Task details: Give an exact copy of every line, leaving images out.

++++++

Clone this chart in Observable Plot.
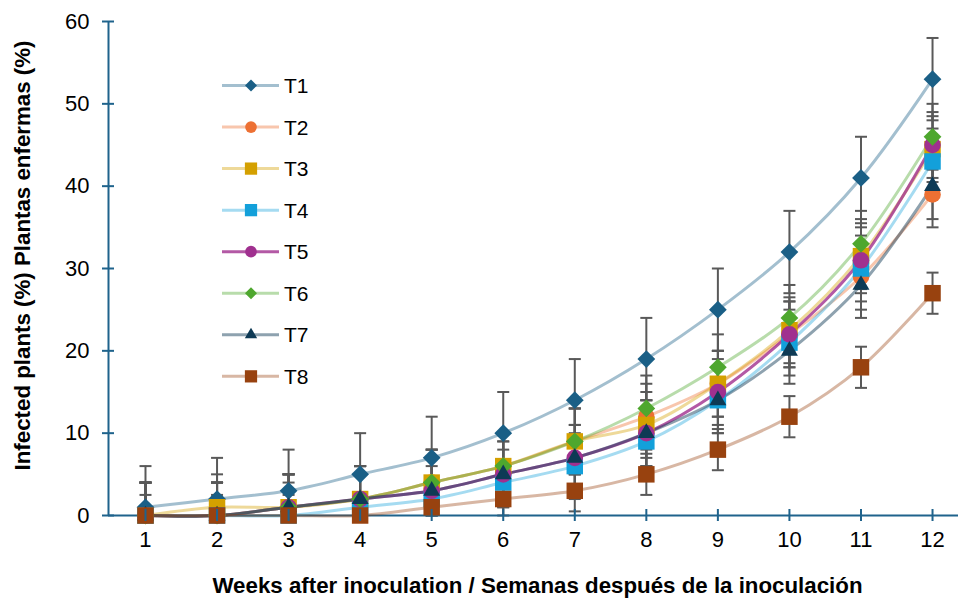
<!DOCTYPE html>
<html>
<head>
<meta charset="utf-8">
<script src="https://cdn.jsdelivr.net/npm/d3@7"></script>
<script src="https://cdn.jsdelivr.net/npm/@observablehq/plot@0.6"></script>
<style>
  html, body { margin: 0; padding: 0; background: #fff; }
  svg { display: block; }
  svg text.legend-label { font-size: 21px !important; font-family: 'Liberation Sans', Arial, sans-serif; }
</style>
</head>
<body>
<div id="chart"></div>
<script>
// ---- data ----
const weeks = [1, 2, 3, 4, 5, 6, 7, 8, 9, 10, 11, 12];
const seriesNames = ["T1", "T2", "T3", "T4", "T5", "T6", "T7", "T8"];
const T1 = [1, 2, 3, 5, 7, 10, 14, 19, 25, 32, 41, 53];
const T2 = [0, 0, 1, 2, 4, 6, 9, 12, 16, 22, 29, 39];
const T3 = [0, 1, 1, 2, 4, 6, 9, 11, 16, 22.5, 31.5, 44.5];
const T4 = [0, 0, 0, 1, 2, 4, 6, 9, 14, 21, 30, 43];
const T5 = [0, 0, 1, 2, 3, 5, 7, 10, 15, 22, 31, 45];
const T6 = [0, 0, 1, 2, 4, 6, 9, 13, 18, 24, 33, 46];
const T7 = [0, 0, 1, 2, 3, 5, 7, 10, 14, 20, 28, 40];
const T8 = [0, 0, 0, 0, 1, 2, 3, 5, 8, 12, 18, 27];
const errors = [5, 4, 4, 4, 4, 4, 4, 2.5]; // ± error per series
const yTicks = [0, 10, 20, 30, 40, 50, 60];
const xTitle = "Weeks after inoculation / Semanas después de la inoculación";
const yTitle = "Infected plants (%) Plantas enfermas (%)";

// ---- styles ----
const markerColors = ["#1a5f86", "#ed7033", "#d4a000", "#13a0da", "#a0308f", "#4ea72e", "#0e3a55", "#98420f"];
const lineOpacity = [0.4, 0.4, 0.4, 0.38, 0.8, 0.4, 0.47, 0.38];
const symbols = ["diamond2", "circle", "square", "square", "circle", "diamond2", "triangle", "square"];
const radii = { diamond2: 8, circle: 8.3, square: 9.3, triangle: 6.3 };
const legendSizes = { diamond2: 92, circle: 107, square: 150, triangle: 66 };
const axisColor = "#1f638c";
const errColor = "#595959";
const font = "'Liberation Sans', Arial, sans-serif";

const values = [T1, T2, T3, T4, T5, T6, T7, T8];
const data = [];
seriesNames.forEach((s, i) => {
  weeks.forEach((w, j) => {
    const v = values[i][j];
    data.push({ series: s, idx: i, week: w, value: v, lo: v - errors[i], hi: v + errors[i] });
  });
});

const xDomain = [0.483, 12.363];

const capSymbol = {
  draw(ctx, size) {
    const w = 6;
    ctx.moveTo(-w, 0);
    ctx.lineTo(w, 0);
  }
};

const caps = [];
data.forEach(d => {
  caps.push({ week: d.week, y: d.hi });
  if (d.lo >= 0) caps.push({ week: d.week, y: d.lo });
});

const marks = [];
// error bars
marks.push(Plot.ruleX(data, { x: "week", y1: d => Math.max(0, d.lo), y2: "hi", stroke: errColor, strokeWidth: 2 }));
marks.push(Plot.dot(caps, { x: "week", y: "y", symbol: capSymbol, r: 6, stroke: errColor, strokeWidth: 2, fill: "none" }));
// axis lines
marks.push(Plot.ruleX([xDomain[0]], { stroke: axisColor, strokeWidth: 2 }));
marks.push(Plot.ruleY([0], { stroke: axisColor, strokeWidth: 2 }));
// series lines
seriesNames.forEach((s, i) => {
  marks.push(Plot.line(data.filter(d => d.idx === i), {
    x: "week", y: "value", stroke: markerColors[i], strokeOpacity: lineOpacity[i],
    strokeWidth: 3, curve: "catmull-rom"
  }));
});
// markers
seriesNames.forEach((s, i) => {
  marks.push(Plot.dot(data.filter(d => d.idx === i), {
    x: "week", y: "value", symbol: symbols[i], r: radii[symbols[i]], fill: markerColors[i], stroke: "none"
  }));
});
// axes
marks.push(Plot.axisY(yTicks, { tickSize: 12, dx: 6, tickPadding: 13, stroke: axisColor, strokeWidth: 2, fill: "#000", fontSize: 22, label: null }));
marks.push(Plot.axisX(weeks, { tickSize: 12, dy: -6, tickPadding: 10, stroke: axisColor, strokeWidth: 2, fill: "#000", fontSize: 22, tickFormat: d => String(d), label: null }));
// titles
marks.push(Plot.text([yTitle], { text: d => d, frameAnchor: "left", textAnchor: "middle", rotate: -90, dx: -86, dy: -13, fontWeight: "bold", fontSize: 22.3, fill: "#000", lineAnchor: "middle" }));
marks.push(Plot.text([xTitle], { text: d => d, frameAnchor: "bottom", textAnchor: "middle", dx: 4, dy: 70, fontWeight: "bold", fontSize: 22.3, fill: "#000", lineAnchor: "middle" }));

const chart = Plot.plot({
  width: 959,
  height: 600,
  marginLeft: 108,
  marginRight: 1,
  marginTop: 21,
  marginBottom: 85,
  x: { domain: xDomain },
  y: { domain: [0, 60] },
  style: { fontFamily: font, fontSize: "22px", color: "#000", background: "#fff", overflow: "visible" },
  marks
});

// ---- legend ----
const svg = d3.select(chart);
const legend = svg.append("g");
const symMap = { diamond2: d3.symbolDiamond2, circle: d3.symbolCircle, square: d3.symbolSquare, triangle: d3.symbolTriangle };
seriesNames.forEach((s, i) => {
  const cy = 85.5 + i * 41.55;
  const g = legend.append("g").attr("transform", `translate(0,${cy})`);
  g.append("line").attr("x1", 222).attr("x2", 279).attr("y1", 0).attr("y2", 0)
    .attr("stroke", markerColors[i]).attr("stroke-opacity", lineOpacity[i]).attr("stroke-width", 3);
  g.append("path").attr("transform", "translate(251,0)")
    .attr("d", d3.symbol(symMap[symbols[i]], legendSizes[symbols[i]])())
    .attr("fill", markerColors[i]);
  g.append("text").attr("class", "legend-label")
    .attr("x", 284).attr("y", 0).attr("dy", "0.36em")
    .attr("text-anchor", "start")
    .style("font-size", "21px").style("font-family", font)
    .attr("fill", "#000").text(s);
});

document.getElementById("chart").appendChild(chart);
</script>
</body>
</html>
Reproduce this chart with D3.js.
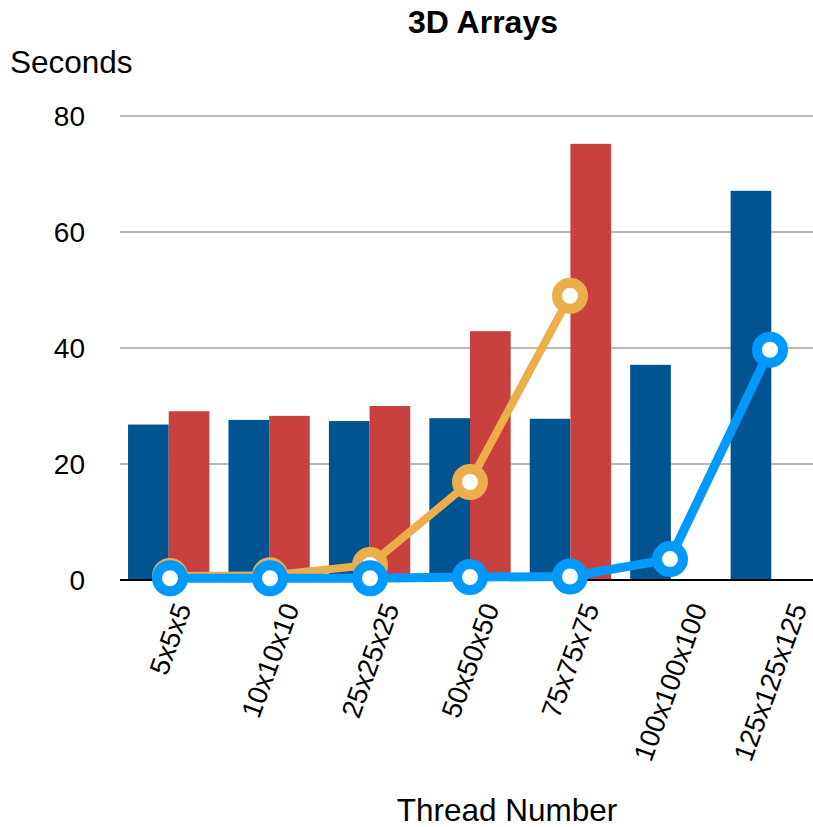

++++++

Solution for this exercise:
Clone this chart in Observable Plot.
<!DOCTYPE html>
<html>
<head>
<meta charset="utf-8">
<script src="https://cdn.jsdelivr.net/npm/d3@7"></script>
<script src="https://cdn.jsdelivr.net/npm/@observablehq/plot@0.6"></script>
<style>
  html, body { margin: 0; padding: 0; background: #fff; }
  svg { display: block; }
  svg text.legend-label { font-size: 21px !important; font-family: 'Liberation Sans', Arial, sans-serif; }
</style>
</head>
<body>
<div id="chart"></div>
<script>
// ---- data ----
const weeks = [1, 2, 3, 4, 5, 6, 7, 8, 9, 10, 11, 12];
const seriesNames = ["T1", "T2", "T3", "T4", "T5", "T6", "T7", "T8"];
const T1 = [1, 2, 3, 5, 7, 10, 14, 19, 25, 32, 41, 53];
const T2 = [0, 0, 1, 2, 4, 6, 9, 12, 16, 22, 29, 39];
const T3 = [0, 1, 1, 2, 4, 6, 9, 11, 16, 22.5, 31.5, 44.5];
const T4 = [0, 0, 0, 1, 2, 4, 6, 9, 14, 21, 30, 43];
const T5 = [0, 0, 1, 2, 3, 5, 7, 10, 15, 22, 31, 45];
const T6 = [0, 0, 1, 2, 4, 6, 9, 13, 18, 24, 33, 46];
const T7 = [0, 0, 1, 2, 3, 5, 7, 10, 14, 20, 28, 40];
const T8 = [0, 0, 0, 0, 1, 2, 3, 5, 8, 12, 18, 27];
const errors = [5, 4, 4, 4, 4, 4, 4, 2.5]; // ± error per series
const yTicks = [0, 10, 20, 30, 40, 50, 60];
const xTitle = "Weeks after inoculation / Semanas después de la inoculación";
const yTitle = "Infected plants (%) Plantas enfermas (%)";

// ---- styles ----
const markerColors = ["#1a5f86", "#ed7033", "#d4a000", "#13a0da", "#a0308f", "#4ea72e", "#0e3a55", "#98420f"];
const lineOpacity = [0.4, 0.4, 0.4, 0.38, 0.8, 0.4, 0.47, 0.38];
const symbols = ["diamond2", "circle", "square", "square", "circle", "diamond2", "triangle", "square"];
const radii = { diamond2: 8, circle: 8.3, square: 9.3, triangle: 6.3 };
const legendSizes = { diamond2: 92, circle: 107, square: 150, triangle: 66 };
const axisColor = "#1f638c";
const errColor = "#595959";
const font = "'Liberation Sans', Arial, sans-serif";

const values = [T1, T2, T3, T4, T5, T6, T7, T8];
const data = [];
seriesNames.forEach((s, i) => {
  weeks.forEach((w, j) => {
    const v = values[i][j];
    data.push({ series: s, idx: i, week: w, value: v, lo: v - errors[i], hi: v + errors[i] });
  });
});

const xDomain = [0.483, 12.363];

const capSymbol = {
  draw(ctx, size) {
    const w = 6;
    ctx.moveTo(-w, 0);
    ctx.lineTo(w, 0);
  }
};

const caps = [];
data.forEach(d => {
  caps.push({ week: d.week, y: d.hi });
  if (d.lo >= 0) caps.push({ week: d.week, y: d.lo });
});

const marks = [];
// error bars
marks.push(Plot.ruleX(data, { x: "week", y1: d => Math.max(0, d.lo), y2: "hi", stroke: errColor, strokeWidth: 2 }));
marks.push(Plot.dot(caps, { x: "week", y: "y", symbol: capSymbol, r: 6, stroke: errColor, strokeWidth: 2, fill: "none" }));
// axis lines
marks.push(Plot.ruleX([xDomain[0]], { stroke: axisColor, strokeWidth: 2 }));
marks.push(Plot.ruleY([0], { stroke: axisColor, strokeWidth: 2 }));
// series lines
seriesNames.forEach((s, i) => {
  marks.push(Plot.line(data.filter(d => d.idx === i), {
    x: "week", y: "value", stroke: markerColors[i], strokeOpacity: lineOpacity[i],
    strokeWidth: 3, curve: "catmull-rom"
  }));
});
// markers
seriesNames.forEach((s, i) => {
  marks.push(Plot.dot(data.filter(d => d.idx === i), {
    x: "week", y: "value", symbol: symbols[i], r: radii[symbols[i]], fill: markerColors[i], stroke: "none"
  }));
});
// axes
marks.push(Plot.axisY(yTicks, { tickSize: 12, dx: 6, tickPadding: 13, stroke: axisColor, strokeWidth: 2, fill: "#000", fontSize: 22, label: null }));
marks.push(Plot.axisX(weeks, { tickSize: 12, dy: -6, tickPadding: 10, stroke: axisColor, strokeWidth: 2, fill: "#000", fontSize: 22, tickFormat: d => String(d), label: null }));
// titles
marks.push(Plot.text([yTitle], { text: d => d, frameAnchor: "left", textAnchor: "middle", rotate: -90, dx: -86, dy: -13, fontWeight: "bold", fontSize: 22.3, fill: "#000", lineAnchor: "middle" }));
marks.push(Plot.text([xTitle], { text: d => d, frameAnchor: "bottom", textAnchor: "middle", dx: 4, dy: 70, fontWeight: "bold", fontSize: 22.3, fill: "#000", lineAnchor: "middle" }));

const chart = Plot.plot({
  width: 959,
  height: 600,
  marginLeft: 108,
  marginRight: 1,
  marginTop: 21,
  marginBottom: 85,
  x: { domain: xDomain },
  y: { domain: [0, 60] },
  style: { fontFamily: font, fontSize: "22px", color: "#000", background: "#fff", overflow: "visible" },
  marks
});

// ---- legend ----
const svg = d3.select(chart);
const legend = svg.append("g");
const symMap = { diamond2: d3.symbolDiamond2, circle: d3.symbolCircle, square: d3.symbolSquare, triangle: d3.symbolTriangle };
seriesNames.forEach((s, i) => {
  const cy = 85.5 + i * 41.55;
  const g = legend.append("g").attr("transform", `translate(0,${cy})`);
  g.append("line").attr("x1", 222).attr("x2", 279).attr("y1", 0).attr("y2", 0)
    .attr("stroke", markerColors[i]).attr("stroke-opacity", lineOpacity[i]).attr("stroke-width", 3);
  g.append("path").attr("transform", "translate(251,0)")
    .attr("d", d3.symbol(symMap[symbols[i]], legendSizes[symbols[i]])())
    .attr("fill", markerColors[i]);
  g.append("text").attr("class", "legend-label")
    .attr("x", 284).attr("y", 0).attr("dy", "0.36em")
    .attr("text-anchor", "start")
    .style("font-size", "21px").style("font-family", font)
    .attr("fill", "#000").text(s);
});

document.getElementById("chart").appendChild(chart);
</script>
</body>
</html>
Reproduce this chart with D3.js.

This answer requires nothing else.